## START
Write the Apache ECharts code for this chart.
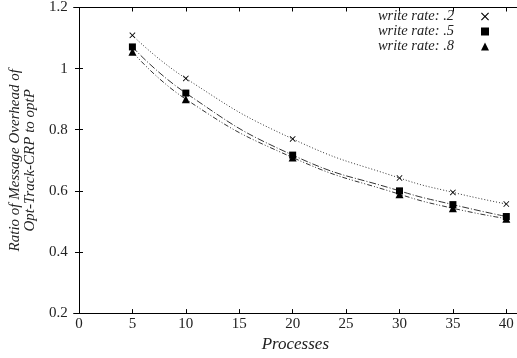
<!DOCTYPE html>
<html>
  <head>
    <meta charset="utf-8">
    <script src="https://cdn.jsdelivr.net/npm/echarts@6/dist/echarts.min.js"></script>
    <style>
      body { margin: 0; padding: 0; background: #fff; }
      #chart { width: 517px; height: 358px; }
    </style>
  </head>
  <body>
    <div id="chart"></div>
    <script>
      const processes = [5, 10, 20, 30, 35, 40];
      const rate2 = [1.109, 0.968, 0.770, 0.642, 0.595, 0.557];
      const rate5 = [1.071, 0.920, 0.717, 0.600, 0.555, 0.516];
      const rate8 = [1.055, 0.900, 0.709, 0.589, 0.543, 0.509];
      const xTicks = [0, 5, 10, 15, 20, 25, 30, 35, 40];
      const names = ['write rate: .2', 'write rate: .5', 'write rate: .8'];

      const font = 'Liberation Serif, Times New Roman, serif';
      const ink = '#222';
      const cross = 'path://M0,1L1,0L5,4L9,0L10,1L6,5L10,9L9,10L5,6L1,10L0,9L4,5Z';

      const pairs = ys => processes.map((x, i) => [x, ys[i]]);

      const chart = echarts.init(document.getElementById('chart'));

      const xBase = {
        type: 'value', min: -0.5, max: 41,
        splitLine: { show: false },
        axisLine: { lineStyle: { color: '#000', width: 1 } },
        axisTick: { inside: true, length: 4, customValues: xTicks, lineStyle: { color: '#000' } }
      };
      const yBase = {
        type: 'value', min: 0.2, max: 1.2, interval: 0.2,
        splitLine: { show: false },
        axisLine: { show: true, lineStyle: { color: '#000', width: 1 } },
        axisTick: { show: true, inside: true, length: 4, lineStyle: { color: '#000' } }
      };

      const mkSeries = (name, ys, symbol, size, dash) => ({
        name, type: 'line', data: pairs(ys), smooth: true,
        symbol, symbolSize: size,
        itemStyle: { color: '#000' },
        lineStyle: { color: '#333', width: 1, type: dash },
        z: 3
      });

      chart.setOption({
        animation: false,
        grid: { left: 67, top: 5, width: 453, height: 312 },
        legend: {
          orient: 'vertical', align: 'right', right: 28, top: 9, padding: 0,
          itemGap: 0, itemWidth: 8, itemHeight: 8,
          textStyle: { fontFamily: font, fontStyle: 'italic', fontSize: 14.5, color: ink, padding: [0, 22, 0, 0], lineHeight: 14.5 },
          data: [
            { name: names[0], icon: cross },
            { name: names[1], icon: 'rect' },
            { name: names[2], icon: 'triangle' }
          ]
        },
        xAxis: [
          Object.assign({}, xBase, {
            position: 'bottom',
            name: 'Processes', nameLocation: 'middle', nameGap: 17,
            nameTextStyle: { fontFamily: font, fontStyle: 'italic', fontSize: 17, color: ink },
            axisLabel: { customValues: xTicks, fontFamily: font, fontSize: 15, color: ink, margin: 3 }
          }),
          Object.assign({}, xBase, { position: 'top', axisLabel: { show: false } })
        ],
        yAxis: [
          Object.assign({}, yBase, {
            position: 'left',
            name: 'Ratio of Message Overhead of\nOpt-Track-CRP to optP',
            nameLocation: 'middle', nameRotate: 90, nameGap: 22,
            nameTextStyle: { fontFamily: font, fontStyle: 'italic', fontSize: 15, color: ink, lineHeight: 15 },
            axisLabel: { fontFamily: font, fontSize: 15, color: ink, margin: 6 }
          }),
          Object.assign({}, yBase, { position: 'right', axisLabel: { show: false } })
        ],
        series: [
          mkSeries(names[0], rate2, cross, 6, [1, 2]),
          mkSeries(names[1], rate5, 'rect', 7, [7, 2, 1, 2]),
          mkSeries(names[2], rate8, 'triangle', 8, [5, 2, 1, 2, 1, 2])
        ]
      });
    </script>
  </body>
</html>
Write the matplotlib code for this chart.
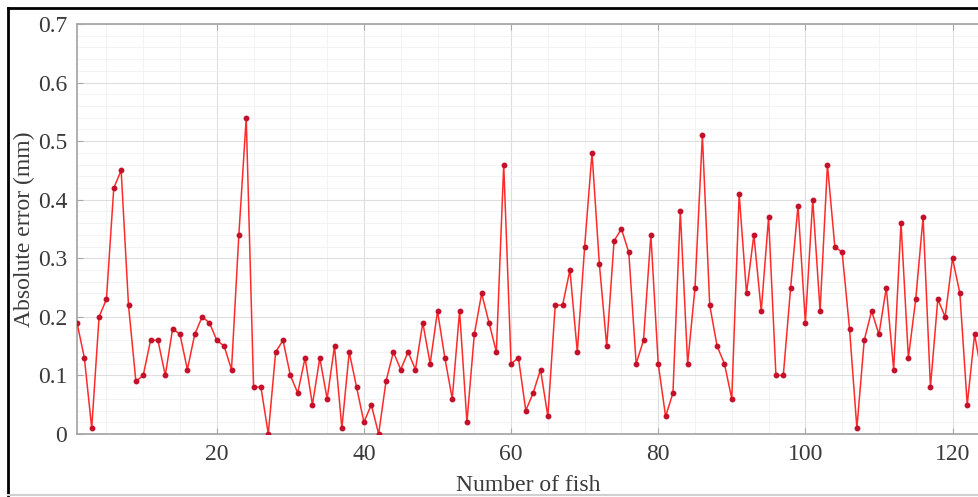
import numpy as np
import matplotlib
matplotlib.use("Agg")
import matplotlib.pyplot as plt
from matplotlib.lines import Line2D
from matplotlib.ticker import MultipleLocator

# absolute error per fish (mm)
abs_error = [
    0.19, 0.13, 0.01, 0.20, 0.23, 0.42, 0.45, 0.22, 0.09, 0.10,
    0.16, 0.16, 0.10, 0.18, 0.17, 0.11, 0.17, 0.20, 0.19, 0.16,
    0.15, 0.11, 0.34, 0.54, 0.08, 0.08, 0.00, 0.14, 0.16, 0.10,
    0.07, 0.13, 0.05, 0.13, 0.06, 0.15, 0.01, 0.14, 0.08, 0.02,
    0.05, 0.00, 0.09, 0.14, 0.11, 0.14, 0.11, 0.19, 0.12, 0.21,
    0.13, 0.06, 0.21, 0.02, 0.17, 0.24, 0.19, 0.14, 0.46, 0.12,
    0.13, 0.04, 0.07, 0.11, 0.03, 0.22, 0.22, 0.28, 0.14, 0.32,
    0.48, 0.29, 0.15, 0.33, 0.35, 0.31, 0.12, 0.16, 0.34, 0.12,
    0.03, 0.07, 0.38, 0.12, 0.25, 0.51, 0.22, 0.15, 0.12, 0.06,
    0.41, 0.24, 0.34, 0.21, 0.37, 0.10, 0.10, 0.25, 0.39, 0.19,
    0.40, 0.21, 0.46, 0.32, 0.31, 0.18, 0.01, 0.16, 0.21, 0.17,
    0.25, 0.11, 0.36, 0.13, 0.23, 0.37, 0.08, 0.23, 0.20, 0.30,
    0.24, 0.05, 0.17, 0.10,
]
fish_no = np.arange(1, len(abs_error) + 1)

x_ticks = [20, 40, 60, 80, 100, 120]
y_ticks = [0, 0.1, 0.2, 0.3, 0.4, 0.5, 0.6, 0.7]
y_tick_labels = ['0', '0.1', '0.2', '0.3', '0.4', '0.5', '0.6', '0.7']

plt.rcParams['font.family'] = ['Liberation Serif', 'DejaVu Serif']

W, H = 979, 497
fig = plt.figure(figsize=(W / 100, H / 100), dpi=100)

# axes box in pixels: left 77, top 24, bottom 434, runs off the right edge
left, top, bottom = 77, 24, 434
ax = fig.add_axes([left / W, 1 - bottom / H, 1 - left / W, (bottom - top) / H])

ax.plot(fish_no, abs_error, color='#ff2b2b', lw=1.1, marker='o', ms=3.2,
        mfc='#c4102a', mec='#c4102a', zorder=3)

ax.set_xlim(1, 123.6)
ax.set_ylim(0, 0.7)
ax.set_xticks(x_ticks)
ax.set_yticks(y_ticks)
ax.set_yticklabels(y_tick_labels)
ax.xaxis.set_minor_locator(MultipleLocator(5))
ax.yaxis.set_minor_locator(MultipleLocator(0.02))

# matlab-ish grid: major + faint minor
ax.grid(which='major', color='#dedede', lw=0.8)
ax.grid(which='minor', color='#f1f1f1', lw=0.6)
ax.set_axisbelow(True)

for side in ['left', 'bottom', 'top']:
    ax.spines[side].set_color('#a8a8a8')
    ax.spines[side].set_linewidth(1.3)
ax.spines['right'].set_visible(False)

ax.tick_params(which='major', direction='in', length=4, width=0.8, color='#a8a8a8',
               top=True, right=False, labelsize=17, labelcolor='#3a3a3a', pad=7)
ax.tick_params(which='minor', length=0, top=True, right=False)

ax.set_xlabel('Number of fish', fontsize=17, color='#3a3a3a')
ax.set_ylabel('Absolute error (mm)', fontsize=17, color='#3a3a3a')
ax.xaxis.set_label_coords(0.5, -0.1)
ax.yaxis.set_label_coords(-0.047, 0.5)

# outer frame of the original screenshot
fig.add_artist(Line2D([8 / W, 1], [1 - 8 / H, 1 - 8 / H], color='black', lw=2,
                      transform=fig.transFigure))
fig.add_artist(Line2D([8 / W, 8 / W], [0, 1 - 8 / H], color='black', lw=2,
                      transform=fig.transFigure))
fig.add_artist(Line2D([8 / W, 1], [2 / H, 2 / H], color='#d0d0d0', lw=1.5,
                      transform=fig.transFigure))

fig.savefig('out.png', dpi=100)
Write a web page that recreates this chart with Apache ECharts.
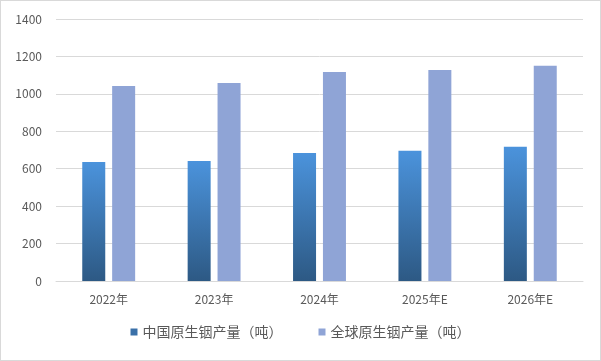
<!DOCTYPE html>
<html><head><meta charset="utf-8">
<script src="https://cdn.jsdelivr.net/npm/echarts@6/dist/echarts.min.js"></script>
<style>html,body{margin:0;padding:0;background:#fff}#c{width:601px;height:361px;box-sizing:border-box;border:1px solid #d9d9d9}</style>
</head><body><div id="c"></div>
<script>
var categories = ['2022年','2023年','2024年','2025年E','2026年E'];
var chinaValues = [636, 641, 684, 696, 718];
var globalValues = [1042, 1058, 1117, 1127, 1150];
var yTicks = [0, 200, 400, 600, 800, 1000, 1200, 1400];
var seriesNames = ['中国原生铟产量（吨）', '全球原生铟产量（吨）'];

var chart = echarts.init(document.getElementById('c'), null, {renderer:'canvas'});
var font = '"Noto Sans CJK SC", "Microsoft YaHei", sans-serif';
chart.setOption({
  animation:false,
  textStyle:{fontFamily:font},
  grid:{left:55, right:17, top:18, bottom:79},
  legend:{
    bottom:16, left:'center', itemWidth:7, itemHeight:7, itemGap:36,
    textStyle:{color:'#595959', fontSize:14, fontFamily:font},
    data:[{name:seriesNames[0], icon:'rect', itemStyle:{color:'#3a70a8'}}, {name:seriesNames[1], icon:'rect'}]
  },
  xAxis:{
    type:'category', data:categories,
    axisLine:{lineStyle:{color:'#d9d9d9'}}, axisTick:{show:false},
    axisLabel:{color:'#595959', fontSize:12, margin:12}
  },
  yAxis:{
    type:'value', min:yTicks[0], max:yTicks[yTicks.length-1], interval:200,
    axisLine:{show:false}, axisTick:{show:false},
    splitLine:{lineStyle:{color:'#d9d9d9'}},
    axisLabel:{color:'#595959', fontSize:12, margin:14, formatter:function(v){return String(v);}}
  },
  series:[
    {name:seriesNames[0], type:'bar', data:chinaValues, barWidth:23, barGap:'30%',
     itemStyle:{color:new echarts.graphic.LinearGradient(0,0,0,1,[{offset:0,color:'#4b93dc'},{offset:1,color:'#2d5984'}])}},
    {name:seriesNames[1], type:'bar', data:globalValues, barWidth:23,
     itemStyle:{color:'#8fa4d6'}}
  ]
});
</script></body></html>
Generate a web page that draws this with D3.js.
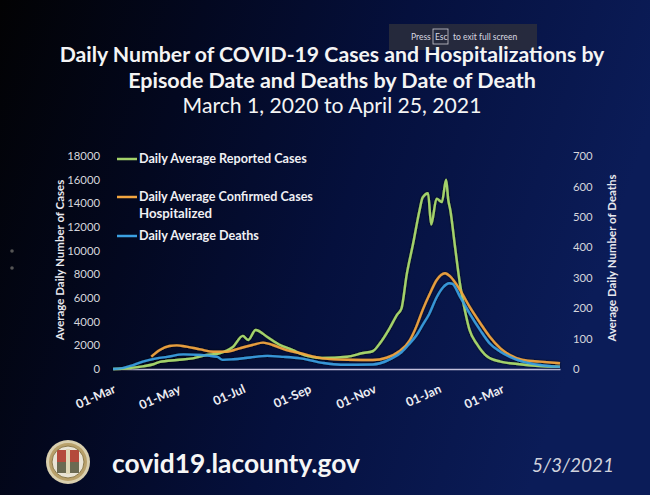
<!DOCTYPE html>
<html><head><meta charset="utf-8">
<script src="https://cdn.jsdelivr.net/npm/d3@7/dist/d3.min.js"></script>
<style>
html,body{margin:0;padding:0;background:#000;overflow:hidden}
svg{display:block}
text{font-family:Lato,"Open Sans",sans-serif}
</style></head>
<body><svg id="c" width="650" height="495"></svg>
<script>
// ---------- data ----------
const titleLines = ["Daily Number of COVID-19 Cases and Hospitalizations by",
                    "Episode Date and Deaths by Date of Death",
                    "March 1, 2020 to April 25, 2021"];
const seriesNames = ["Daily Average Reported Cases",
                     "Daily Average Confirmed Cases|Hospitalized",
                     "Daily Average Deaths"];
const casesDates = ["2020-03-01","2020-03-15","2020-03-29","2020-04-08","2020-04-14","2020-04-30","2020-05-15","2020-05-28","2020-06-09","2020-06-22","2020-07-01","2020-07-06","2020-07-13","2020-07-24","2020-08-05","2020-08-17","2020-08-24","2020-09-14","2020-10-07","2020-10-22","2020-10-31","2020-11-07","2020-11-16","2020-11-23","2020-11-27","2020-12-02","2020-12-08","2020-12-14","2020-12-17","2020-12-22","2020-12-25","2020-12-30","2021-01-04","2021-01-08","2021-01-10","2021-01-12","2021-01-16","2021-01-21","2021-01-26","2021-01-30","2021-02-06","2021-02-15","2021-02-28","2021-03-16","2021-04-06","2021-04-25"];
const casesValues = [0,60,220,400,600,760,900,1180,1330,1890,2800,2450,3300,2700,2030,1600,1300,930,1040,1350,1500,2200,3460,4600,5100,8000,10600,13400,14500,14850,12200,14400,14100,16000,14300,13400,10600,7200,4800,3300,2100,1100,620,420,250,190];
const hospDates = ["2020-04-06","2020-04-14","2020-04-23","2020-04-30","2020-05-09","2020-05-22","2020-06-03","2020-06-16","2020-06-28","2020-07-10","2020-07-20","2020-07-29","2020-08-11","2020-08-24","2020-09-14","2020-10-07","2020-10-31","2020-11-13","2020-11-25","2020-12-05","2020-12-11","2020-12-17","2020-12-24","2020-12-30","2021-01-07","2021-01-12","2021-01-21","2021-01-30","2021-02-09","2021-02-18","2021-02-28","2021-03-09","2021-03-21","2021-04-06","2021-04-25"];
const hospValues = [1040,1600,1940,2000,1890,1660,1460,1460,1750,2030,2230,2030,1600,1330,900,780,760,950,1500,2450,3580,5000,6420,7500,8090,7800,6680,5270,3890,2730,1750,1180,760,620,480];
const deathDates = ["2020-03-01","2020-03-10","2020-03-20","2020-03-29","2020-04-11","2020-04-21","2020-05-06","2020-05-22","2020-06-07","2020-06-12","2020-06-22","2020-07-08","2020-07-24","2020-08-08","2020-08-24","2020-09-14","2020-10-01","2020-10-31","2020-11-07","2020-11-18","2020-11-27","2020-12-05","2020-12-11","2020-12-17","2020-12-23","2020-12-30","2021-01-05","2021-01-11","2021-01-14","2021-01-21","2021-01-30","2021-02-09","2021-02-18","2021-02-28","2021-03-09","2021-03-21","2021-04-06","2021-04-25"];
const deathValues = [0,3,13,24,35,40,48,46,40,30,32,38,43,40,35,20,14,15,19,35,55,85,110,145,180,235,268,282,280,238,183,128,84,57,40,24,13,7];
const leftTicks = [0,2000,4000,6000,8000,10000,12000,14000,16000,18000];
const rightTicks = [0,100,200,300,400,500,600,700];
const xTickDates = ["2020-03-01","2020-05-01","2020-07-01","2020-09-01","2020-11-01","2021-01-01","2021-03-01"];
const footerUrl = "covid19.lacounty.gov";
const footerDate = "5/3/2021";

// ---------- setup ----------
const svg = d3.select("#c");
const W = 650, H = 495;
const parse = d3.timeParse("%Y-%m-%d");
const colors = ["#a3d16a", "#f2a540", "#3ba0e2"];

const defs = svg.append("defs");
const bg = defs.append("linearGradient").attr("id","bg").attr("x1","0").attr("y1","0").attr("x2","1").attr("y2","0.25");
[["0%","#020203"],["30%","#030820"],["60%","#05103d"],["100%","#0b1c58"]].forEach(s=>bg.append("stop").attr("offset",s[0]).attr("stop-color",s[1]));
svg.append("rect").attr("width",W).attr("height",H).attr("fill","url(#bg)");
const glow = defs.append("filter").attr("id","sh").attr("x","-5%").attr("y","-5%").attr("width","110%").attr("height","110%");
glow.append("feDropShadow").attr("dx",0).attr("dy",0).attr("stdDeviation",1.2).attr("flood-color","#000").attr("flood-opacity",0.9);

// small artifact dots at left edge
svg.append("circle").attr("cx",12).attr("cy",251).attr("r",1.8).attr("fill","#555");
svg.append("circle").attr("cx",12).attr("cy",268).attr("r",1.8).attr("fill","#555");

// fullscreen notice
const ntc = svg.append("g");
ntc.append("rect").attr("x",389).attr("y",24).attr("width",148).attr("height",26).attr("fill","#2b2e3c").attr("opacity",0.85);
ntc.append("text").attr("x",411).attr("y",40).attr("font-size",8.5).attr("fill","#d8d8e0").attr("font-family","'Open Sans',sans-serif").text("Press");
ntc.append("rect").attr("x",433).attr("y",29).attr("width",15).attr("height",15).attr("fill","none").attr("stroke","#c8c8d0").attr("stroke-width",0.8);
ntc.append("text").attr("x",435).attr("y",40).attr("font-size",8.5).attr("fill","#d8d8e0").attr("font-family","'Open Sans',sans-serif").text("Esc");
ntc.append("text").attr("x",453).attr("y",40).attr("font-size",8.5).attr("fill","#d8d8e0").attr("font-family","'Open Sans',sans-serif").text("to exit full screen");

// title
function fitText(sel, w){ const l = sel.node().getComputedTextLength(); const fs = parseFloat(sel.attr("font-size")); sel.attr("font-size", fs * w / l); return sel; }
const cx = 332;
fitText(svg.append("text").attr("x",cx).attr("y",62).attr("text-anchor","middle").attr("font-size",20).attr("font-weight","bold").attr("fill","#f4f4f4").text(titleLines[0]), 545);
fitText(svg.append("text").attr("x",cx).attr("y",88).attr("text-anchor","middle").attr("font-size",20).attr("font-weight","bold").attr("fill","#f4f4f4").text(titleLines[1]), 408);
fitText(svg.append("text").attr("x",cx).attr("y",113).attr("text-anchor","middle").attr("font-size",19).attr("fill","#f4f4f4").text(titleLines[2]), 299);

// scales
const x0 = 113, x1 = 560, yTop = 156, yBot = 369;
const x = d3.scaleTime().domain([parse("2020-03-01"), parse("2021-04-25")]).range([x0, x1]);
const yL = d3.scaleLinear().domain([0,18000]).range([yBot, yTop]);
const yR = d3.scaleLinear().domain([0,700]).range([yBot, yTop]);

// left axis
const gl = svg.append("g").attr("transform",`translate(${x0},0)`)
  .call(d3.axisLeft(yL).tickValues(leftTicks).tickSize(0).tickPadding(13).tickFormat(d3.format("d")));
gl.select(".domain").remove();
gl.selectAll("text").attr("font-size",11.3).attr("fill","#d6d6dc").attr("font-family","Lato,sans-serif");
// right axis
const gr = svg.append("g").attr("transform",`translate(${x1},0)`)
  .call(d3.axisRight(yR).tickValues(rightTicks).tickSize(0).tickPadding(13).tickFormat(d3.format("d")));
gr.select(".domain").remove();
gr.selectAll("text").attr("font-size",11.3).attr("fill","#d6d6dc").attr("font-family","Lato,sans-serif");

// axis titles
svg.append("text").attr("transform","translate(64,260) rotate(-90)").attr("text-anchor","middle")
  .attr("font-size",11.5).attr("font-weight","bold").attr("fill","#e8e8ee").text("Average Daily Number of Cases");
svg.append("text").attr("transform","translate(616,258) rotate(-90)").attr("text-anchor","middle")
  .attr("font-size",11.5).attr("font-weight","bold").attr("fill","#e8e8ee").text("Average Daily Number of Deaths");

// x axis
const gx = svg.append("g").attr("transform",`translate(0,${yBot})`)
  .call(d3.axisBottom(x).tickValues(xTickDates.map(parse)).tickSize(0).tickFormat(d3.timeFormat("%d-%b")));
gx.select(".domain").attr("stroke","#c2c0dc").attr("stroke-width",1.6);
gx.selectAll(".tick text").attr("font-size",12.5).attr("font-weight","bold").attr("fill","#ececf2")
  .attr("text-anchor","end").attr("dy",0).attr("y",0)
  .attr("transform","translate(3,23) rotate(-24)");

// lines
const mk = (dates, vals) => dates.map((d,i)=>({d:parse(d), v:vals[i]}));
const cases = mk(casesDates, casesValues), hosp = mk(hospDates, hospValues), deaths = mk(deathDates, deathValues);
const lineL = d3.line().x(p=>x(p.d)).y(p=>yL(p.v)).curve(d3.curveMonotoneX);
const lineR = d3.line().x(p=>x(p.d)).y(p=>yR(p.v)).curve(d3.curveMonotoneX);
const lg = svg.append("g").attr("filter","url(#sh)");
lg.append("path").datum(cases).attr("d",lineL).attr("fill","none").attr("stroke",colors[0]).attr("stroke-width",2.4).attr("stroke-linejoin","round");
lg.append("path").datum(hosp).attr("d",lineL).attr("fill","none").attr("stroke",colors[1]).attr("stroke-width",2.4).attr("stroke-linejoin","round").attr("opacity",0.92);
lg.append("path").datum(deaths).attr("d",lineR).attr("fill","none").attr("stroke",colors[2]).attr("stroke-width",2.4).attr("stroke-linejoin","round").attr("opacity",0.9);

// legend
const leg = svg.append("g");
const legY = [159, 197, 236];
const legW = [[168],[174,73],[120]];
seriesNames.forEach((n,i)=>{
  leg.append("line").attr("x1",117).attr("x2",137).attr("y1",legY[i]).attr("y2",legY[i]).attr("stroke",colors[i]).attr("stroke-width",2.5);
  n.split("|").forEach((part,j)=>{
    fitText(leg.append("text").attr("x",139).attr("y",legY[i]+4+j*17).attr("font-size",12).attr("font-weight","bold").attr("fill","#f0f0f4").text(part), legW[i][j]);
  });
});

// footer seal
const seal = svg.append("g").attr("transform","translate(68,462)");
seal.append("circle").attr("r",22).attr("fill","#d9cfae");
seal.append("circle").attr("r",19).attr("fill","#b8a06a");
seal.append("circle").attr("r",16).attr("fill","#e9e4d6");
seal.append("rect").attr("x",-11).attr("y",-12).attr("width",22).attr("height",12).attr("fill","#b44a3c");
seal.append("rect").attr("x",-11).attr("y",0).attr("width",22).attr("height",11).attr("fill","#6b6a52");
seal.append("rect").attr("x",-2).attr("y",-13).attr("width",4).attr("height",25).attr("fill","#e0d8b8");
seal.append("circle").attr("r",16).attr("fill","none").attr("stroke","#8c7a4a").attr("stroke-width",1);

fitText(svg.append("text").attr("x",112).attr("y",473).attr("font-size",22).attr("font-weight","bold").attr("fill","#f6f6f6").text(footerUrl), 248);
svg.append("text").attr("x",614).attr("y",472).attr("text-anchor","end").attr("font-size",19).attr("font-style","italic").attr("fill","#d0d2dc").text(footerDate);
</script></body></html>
## END
**GIVEN INSTRUCTION**:
Identify the lines in the entries that hold "code" and return each one.

**OUTPUT BELOW**:
Write the Apache ECharts code for this chart.
Write the matplotlib code for this chart.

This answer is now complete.